With the Mars Reconnaissance Orbiter’s arrival at the red planet, the Cassini spacecraft’s discovery of an icy geyser erupting on Saturn’s moon Enceladus, and the findings of the Stardust comet return mission challenging the conventional wisdom about comet formation, NASA once again has broadened the potential for discovery beyond the bounds of Earth.

These scientific advances are the result of NASA’s long-term commitment to expanding the frontiers of knowledge and exploration with a balanced and robust program of science and human spaceflight activities. While this commitment is unwavering, there are times when the need to address pressing issues — such as completing the international space station and replacing the aging space shuttle fleet — requires setting strategic budget priorities. While NASA’s 2007 budget request of $16.8 billion increases a healthy 3.2 percent over last year’s appropriation, the agency needs to slow the growth of NASA’s Earth and space science portfolio to 1.5-percent growth next year, and 1-percent growth the following four years.

I understand the concerns of many scientists about the impact this reduction in growth will have on future missions. But any objective assessment must conclude that, with proposed funding of $5.3 billion in the 2007 budget, science is healthy at NASA and will remain so.

It is important to put this matter in proper perspective.
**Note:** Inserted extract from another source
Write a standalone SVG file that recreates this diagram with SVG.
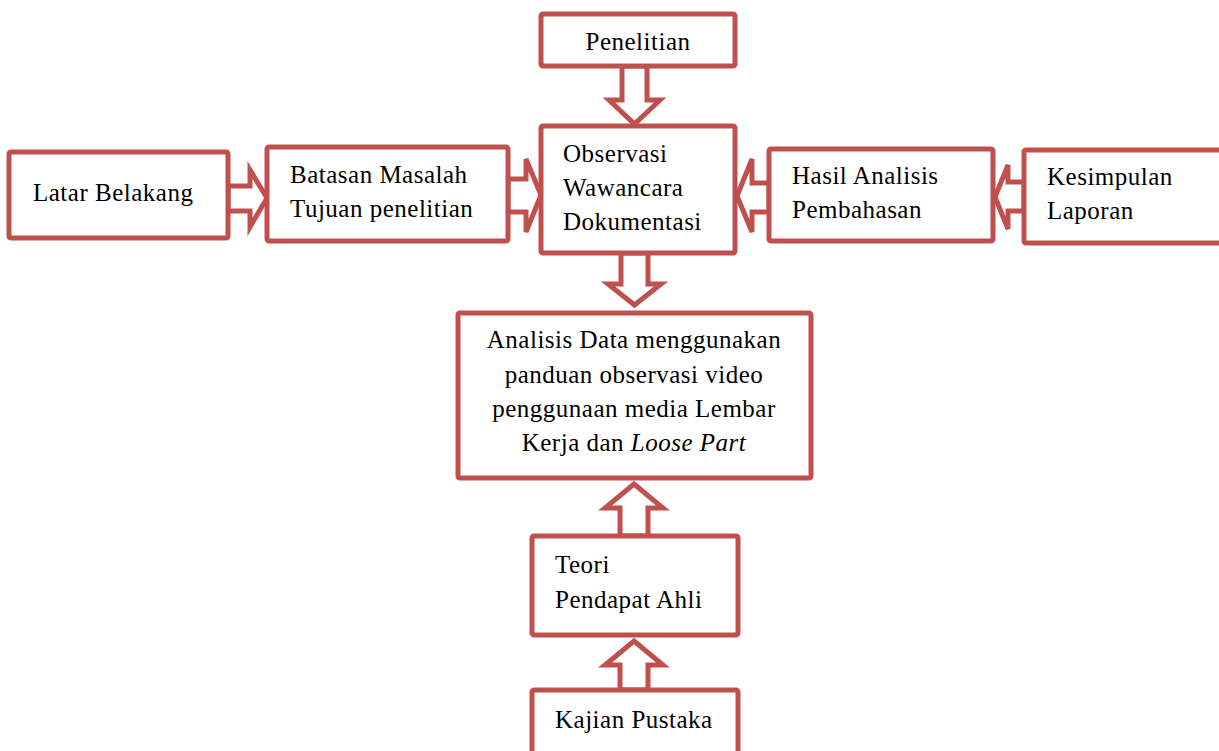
<svg xmlns="http://www.w3.org/2000/svg" width="1219" height="751" viewBox="0 0 1219 751">
<style>
.box{fill:#fff;stroke:#C0504D;stroke-width:5}
.arr{fill:#fff;stroke:#C0504D;stroke-width:5;stroke-linejoin:miter}
text{font-family:"Liberation Serif","Times New Roman",serif;font-size:25px;fill:#000;letter-spacing:0.5px}
.c{text-anchor:middle}
</style>
<rect width="1219" height="751" fill="#fff"/>
<g id="connectors">
<polygon class="arr" points="622,66 647,66 647,100 660,100 634.5,124 609,100 622,100"/>
<polygon class="arr" points="621,253 648,253 648,284 661,284 634.5,305 608,284 621,284"/>
<polygon class="arr" points="228,186 250,186 250,170 267,198 250,227 250,211 228,211"/>
<polygon class="arr" points="508,179 526,179 526,159 541,195 526,232 526,212 508,212"/>
<polygon class="arr" points="769,183 752,183 752,159 737,196 752,232 752,212 769,212"/>
<polygon class="arr" points="1024,182 1008,182 1008,165 995,197 1008,229 1008,211 1024,211"/>
<polygon class="arr" points="620,536 648,536 648,508 663,508 634,484 605,508 620,508"/>
<polygon class="arr" points="620,690 648,690 648,665 663,665 634,641 605,665 620,665"/>
</g>
<g id="penelitian">
<rect class="box" x="541" y="14" width="194" height="52" rx="2"/>
<text class="c" x="638" y="50">Penelitian</text>
</g>
<g id="observasi">
<rect class="box" x="541" y="126" width="194" height="127" rx="2"/>
<text x="563" y="162">Observasi</text>
<text x="563" y="196">Wawancara</text>
<text x="563" y="230">Dokumentasi</text>
</g>
<g id="latar">
<rect class="box" x="9" y="152" width="219" height="86" rx="2"/>
<text x="33" y="201">Latar Belakang</text>
</g>
<g id="batasan">
<rect class="box" x="267" y="147" width="241" height="94" rx="2"/>
<text x="290" y="183">Batasan Masalah</text>
<text x="290" y="217">Tujuan penelitian</text>
</g>
<g id="hasil">
<rect class="box" x="769" y="149" width="224" height="92" rx="2"/>
<text x="792" y="184">Hasil Analisis</text>
<text x="792" y="218">Pembahasan</text>
</g>
<g id="kesimpulan">
<rect class="box" x="1024" y="150" width="205" height="93" rx="2"/>
<text x="1047" y="185">Kesimpulan</text>
<text x="1047" y="219">Laporan</text>
</g>
<g id="analisis">
<rect class="box" x="458" y="313" width="353" height="165" rx="2"/>
<text class="c" x="634" y="348">Analisis Data menggunakan</text>
<text class="c" x="634" y="383">panduan observasi video</text>
<text class="c" x="634" y="417">penggunaan media Lembar</text>
<text class="c" x="634" y="451">Kerja dan <tspan font-style="italic">Loose Part</tspan></text>
</g>
<g id="teori">
<rect class="box" x="532" y="536" width="206" height="99" rx="2"/>
<text x="555" y="573">Teori</text>
<text x="555" y="608">Pendapat Ahli</text>
</g>
<g id="kajian">
<rect class="box" x="532" y="690" width="206" height="80" rx="2"/>
<text x="555" y="728">Kajian Pustaka</text>
</g>
</svg>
Over the last 15 years, the various space science communities have come to expect 5 percent to 7 percent yearly growth in funding for NASA’s Science Mission Directorate. This has led to a real growth of science within the agency, from 24 percent of our portfolio in 1992 to 32 percent in 2006, growth which occurred at the expense of other mission areas. But we now foresee no more than inflationary growth of 2.4 percent in the NASA top line over the next several years.

That, coupled with our need to ensure a balanced portfolio of work in aeronautics, science and human exploration, have rendered unrealistic the rate of growth which the science community had come to expect.

There are several strategic imperatives leading to this conclusion. Foremost among them is that our nation will keep its commitment to our international partners to complete the international space station. To replace the space shuttle in the period following its retirement in 2010, we need to bring the Crew Exploration Vehicle (CEV) online in a timely manner, so as not to suffer an extended gap in our nation’s ability to launch our own people into space. To further delay the CEV would be more damaging to the American space program than the delays being incurred by some of our scientific missions, because such delays would cause our space industrial base to wither, vital expertise to be lost and would put at risk American leadership in space exploration.

In this time of constrained resources, we must set priorities and work within realistic budget assumptions for all of our programs. NASA is committed to working with the science community through the National Academies’ decadal survey process and the NASA advisory committee apparatus to make certain that we have a well-planned science program moving forward.

This planning effort will allow us to build on our ongoing science work, which includes 54 satellites and payloads currently operating in concert with the science community and our international partners. And in the future, our program to expand human horizons to the Moon, Mars and beyond will open up dramatic new opportunities for scientific advancement. So even in this difficult time, science is beyond healthy at NASA, and will remain so.

Michael D. Griffin is NASA Administrator.